Während viele Seismologen es aufgegeben haben, Zeit und den Ort eines Erdbebens exakt vorhersagen zu wollen, galt die Langzeitprognose, die auf der Abschätzung des Erdbebenrisikos an einem bestimmten Ort basiert, bislang immer als relativ verläßlich. Grundlage aller Risikoeinschätzungen war dabei die Annahme, dass die Wahrscheinlichkeit eines großen Bebens an einer Störungsstelle umso größer wird, je mehr Zeit ohne Erdbeben verstreicht. Die durch die Bewegung der Kontinentalplatten entstehende Spannung baut sich langsam auf und entlädt sich dann plötzlich und ruckweise, wenn zum Beispiel ein bestimmter Grenzwert erreicht wird.
Mit Hilfe von geologischen Methoden, wie der Datierung von alten Verwerfungen durch die Radiokarbonmethode, versuchen Seismologen, aus der zeitlichen Abfolge von Erdbeben an einer bestimmten Stelle, auf die Wiederkehrperioden des Bebens zu schließen. So konnte man beispielsweise für die Tanawa-Verwerfung südwestlich von Tokio eine Wiederholungsrate von etwa 700 plus/minus 80 Jahren ermitteln. Die Voraussetzung für eine solche Berechnung ist allerdings das Vorhandensein von genügend detaillierten Informationen über die Bebengeschichte eines Gebiets, wie sie zum Beispiel für das kalifornische San Andreas Grabensystem vorliegen.
Eine Analyse der Geophysiker Didier Sornette und Leon Knopoff von der University of California könnte diesen Ansatz jetzt in ein völlig neues Licht rücken.
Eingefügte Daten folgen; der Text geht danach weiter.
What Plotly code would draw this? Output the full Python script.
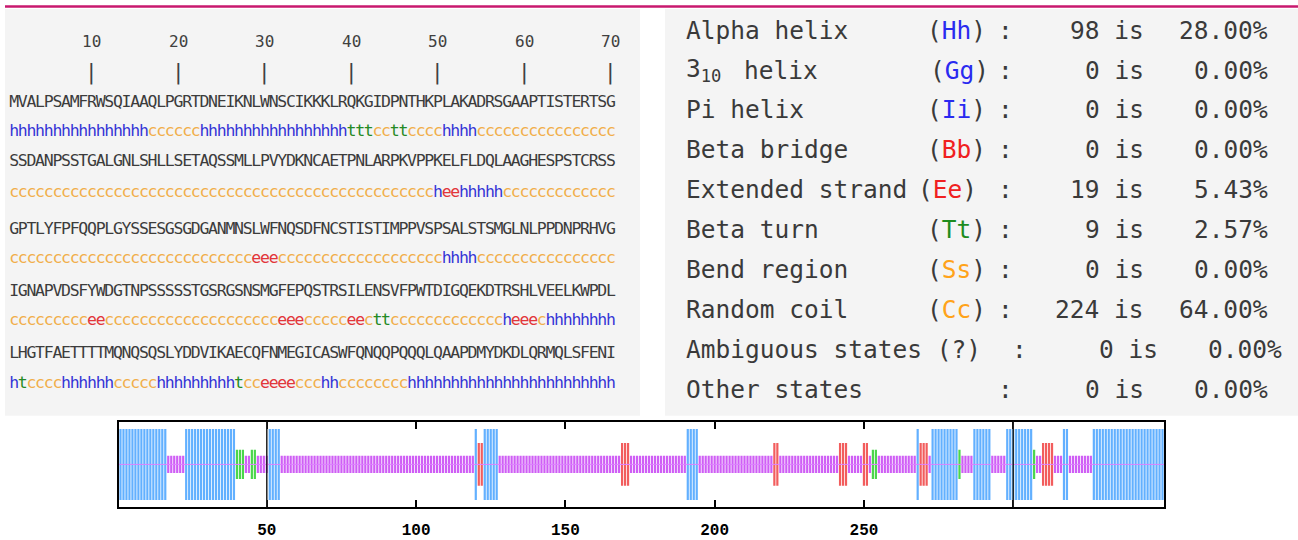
import plotly.graph_objects as go

# ---------------- data ----------------
seq_lines = [
    "MVALPSAMFRWSQIAAQLPGRTDNEIKNLWNSCIKKKLRQKGIDPNTHKPLAKADRSGAAPTISTERTSG",
    "SSDANPSSTGALGNLSHLLSETAQSSMLLPVYDKNCAETPNLARPKVPPKELFLDQLAAGHESPSTCRSS",
    "GPTLYFPFQQPLGYSSESGSGDGANMNSLWFNQSDFNCSTISTIMPPVSPSALSTSMGLNLPPDNPRHVG",
    "IGNAPVDSFYWDGTNPSSSSSTGSRGSNSMGFEPQSTRSILENSVFPWTDIGQEKDTRSHLVEELKWPDL",
    "LHGTFAETTTTMQNQSQSLYDDVIKAECQFNMEGICASWFQNQQPQQQLQAAPDMYDKDLQRMQLSFENI",
]
ss_lines = [
    "hhhhhhhhhhhhhhhh" "cccccc" "hhhhhhhhhhhhhhhhh" "tttcctt" "cccc" "hhhh" "cccccccccccccccc",
    "cccccccccc" "cccccccccc" "cccccccccc" "cccccccccc" "ccccccccc" "heehhhhh" "ccccccccccccc",
    "cccccccccc" "cccccccccc" "cccccccc" "eee" "cccccccccc" "ccccccccc" "hhhh" "cccccccccc" "cccccc",
    "ccccccccc" "ee" "cccccccccc" "cccccccccc" "eee" "ccccc" "ee" "c" "tt" "ccccccccccccc" "h" "eee" "c" "hhhhhhhh",
    "ht" "cccc" "hhhhhh" "ccccc" "hhhhhhhhh" "t" "cc" "eeee" "ccc" "hh" "cccccccc" "hhhhhhhhhhhh" "hhhhhhhhhhhh",
]
ruler_ticks = [10, 20, 30, 40, 50, 60, 70]

state_names = ["Alpha helix", "3<sub>10</sub>", "Pi helix", "Beta bridge", "Extended strand",
               "Beta turn", "Bend region", "Random coil", "Ambiguous states (?)", "Other states"]
state_codes = ["Hh", "Gg", "Ii", "Bb", "Ee", "Tt", "Ss", "Cc", "", ""]
state_counts = [98, 0, 0, 0, 19, 9, 0, 224, 0, 0]
state_percents = [28.00, 0.00, 0.00, 0.00, 5.43, 2.57, 0.00, 64.00, 0.00, 0.00]

bar_ticks = [50, 100, 150, 200, 250, 300]
bar_tick_text = ["50", "100", "150", "200", "250", ""]
full_lines = [50, 300]

for s, q in zip(ss_lines, seq_lines):
    assert len(s) == 70 and len(q) == 70, (len(s), len(q))

# ---------------- styles ----------------
ss_text_color = {"h": "#3434d6", "e": "#e2363a", "t": "#248a24", "c": "#f1ae4a"}
bar_color = {"h": "#62b0ff", "e": "#f25d5d", "t": "#4bd64b", "c": "#cf5ef5"}
bar_half = {"h": 0.83, "e": 0.5, "t": 0.34, "c": 0.2}
code_color = {"H": "#2a2af0", "G": "#2a2af0", "I": "#2a2af0", "B": "#f02020", "E": "#f02020",
              "T": "#1e8c1e", "S": "#ffa31a", "C": "#ffa31a"}
TXT = "#3a3a3a"
MONO = "DejaVu Sans Mono"

W, H = 1298, 540
pitch, x_first = 8.65, 14.1
seq_y = [103.5, 162.5, 231.5, 294, 356]
ss_y = [132.5, 194, 260.5, 323, 386]
row_y0, row_dy = 30.2, 40.2

fig = go.Figure()

# ---------------- secondary structure "bars" (one stripe per residue) ----------------
ss_all = "".join(ss_lines)
for cls in ["c", "t", "e", "h"]:
    xs, ys = [], []
    for i, ch in enumerate(ss_all):
        if ch == cls:
            xs += [i + 1, i + 1, None]
            ys += [-bar_half[cls], bar_half[cls], None]
    fig.add_trace(go.Scatter(
        x=xs, y=ys, mode="lines", line=dict(color=bar_color[cls], width=2.2),
        connectgaps=False, xaxis="x", yaxis="y", showlegend=False, hoverinfo="skip"))

# ---------------- sequence panel (pixel overlay axes) ----------------
sx, sy, st, sc = [], [], [], []
for r, (q, s) in enumerate(zip(seq_lines, ss_lines)):
    for i, ch in enumerate(q):
        sx.append(x_first + i * pitch); sy.append(seq_y[r]); st.append(ch); sc.append("#3c3c3c")
    for i, ch in enumerate(s):
        sx.append(x_first + i * pitch); sy.append(ss_y[r]); st.append(ch); sc.append(ss_text_color[ch])
fig.add_trace(go.Scatter(
    x=sx, y=sy, text=st, mode="text", textposition="middle center",
    textfont=dict(family=MONO, size=16.5, color=sc), cliponaxis=False,
    xaxis="x2", yaxis="y2", showlegend=False, hoverinfo="skip"))

annotations = []
for t in ruler_ticks:
    xp = x_first + (t - 1) * pitch
    annotations.append(dict(x=xp, y=42, xref="x2", yref="y2", text=str(t), showarrow=False,
                            xanchor="center", yanchor="middle",
                            font=dict(family=MONO, size=16, color="#404040")))
    annotations.append(dict(x=xp, y=73, xref="x2", yref="y2", text="|", showarrow=False,
                            xanchor="center", yanchor="middle",
                            font=dict(family=MONO, size=21, color="#404040")))

# ---------------- statistics panel ----------------
for k, name in enumerate(state_names):
    y = row_y0 + k * row_dy
    f = dict(family=MONO, size=24.5, color=TXT)
    annotations.append(dict(x=684, y=y, xref="x2", yref="y2", text=name, showarrow=False,
                            xanchor="left", yanchor="middle", font=f))
    if k == 1:
        annotations.append(dict(x=742, y=y, xref="x2", yref="y2", text="helix", showarrow=False,
                                xanchor="left", yanchor="middle", font=f))
    code = state_codes[k]
    if code:
        cx = 916 if code == "Ee" else (928 if code == "Gg" else 925)
        annotations.append(dict(
            x=cx, y=y, xref="x2", yref="y2", showarrow=False, xanchor="left", yanchor="middle", font=f,
            text="(<span style='color:%s'>%s</span>)" % (code_color[code[0]], code)))
    shift = 14 if k == 8 else 0
    annotations.append(dict(x=1005 + shift, y=y, xref="x2", yref="y2", text=":", showarrow=False,
                            xanchor="center", yanchor="middle", font=f))
    annotations.append(dict(x=1146 + shift, y=y, xref="x2", yref="y2",
                            text="%d is" % state_counts[k], showarrow=False,
                            xanchor="right", yanchor="middle", font=f))
    annotations.append(dict(x=1270 + shift, y=y, xref="x2", yref="y2",
                            text="%.2f%%" % state_percents[k], showarrow=False,
                            xanchor="right", yanchor="middle", font=f))

shapes = [
    dict(type="rect", xref="x2", yref="y2", x0=5, x1=640, y0=9, y1=418,
         fillcolor="#f4f4f4", line=dict(width=0), layer="below"),
    dict(type="rect", xref="x2", yref="y2", x0=665, x1=1298, y0=9, y1=418,
         fillcolor="#f4f4f4", line=dict(width=0), layer="below"),
    dict(type="line", xref="x2", yref="y2", x0=5, x1=1298, y0=6.5, y1=6.5,
         line=dict(color="#c8186e", width=2.5)),
    dict(type="line", xref="x domain", yref="y", x0=0, x1=1, y0=0, y1=0,
         line=dict(color="#dd80ff", width=1), layer="above"),
]
for v in full_lines:
    shapes.append(dict(type="line", xref="x", yref="y domain", x0=v, x1=v, y0=0, y1=1,
                       line=dict(color="#222", width=1.5), layer="above"))

fig.update_layout(
    width=W, height=H, autosize=False,
    margin=dict(l=0, r=0, t=0, b=0),
    paper_bgcolor="white", plot_bgcolor="rgba(0,0,0,0)",
    hovermode=False,
    xaxis=dict(domain=[119 / W, 1164 / W], range=[0.5, 350.5], anchor="y",
               showline=True, linecolor="black", linewidth=2, mirror="ticks",
               ticks="inside", ticklen=7, tickwidth=2, tickcolor="black",
               tickvals=bar_ticks, ticktext=bar_tick_text, ticklabelstandoff=7,
               tickfont=dict(family="Liberation Mono", size=16, color="black", weight="bold"),
               showgrid=False, zeroline=False, fixedrange=True),
    yaxis=dict(domain=[(H - 510) / H, (H - 424) / H], range=[-1, 1], anchor="x",
               showline=True, linecolor="black", linewidth=2, mirror=True,
               ticks="", showticklabels=False, showgrid=False, zeroline=False, fixedrange=True),
    xaxis2=dict(domain=[0, 1], range=[0, W], anchor="y2", visible=False, fixedrange=True),
    yaxis2=dict(domain=[0, 1], range=[H, 0], anchor="x2", visible=False, fixedrange=True),
    annotations=annotations, shapes=shapes,
)

fig.write_html("out.html")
Ihre Ergebnisse beruhen auf der Anwendung des BayesschenTheorems, das zeigt, wie die Wahrscheinlichkeit eines zukünftigen Ereignisses von vergangenen Ereignissen beeinflußt wird. Genauer unter die Lupe nahmen die beiden Forscher dabei vor allem die Fluktuationen in den Intervallen zwischen Erdbeben. Es zeigte sich, dass die Erdbebenwahrscheinlichkeit keineswegs mit der Zeit ansteigen muß, sie kann auch gleichbleiben oder sogar abnehmen.
In einigen Gebieten treten kleinere Erdbeben annähernd periodisch auf, dort entspricht die Wahrscheinlichkeitsdichte zwischen den Beben einer einfachen ansteigenden Funktion der Zeit. Es gibt aber auch Fälle, in denen die Wahrscheinlichkeit eher einer Poisson-Verteilung folgt. Nach der Analyse von Sornette und Knopoff soll die Möglichkeit eines neuen Bebens in diesem Fall völlig unabhängig vom Zeitpunkt des letzten Bebens konstant bleiben.
Andere von den beiden Geophysikern berechnete Wahrscheinlichkeitsdichten scheinen darauf hinzudeuten, dass das Erdbebenrisiko sogar mit der Zeit abnehmen kann. Eine solche logarithmische Verteilung soll zum Beispiel auf das erdbebengefährdete Südkalifornien zutreffen. Die Forscher vermuten, dass dieses Phänomen besonders in Regionen auftritt, in denen die Bewegungen vieler tektonischer Störungen einander beeinflussen. Nimmt an einer Stelle eines solchen ausgedehnten Grabensystems die Spannung durch ein Beben plötzlich ab, kann an einer anderen Stelle die Spannung im Gestein ansteigen und sich dadurch das Erdbebenrisiko deutlich erhöhen. Vorherige Wahrscheinlichkeitsberechnungen für das entsprechende Gebiet treffen damit nicht mehr zu.
Beide Wissenschaftler betonen, dass die Berechnung der Wahrscheinlichkeitsdichten extrem anfällig für Fehlkalkulationen ist. Einem bestimmten Bebengebiet zu einer bestimmten Zeit die richtige Wahrscheinlichkeit zuzuordnen sei sehr schwierig, die Chance, richtig zu liegen steige aber, je mehr Zeiten und Orte mit Hilfe dieser Methode analysiert worden seien.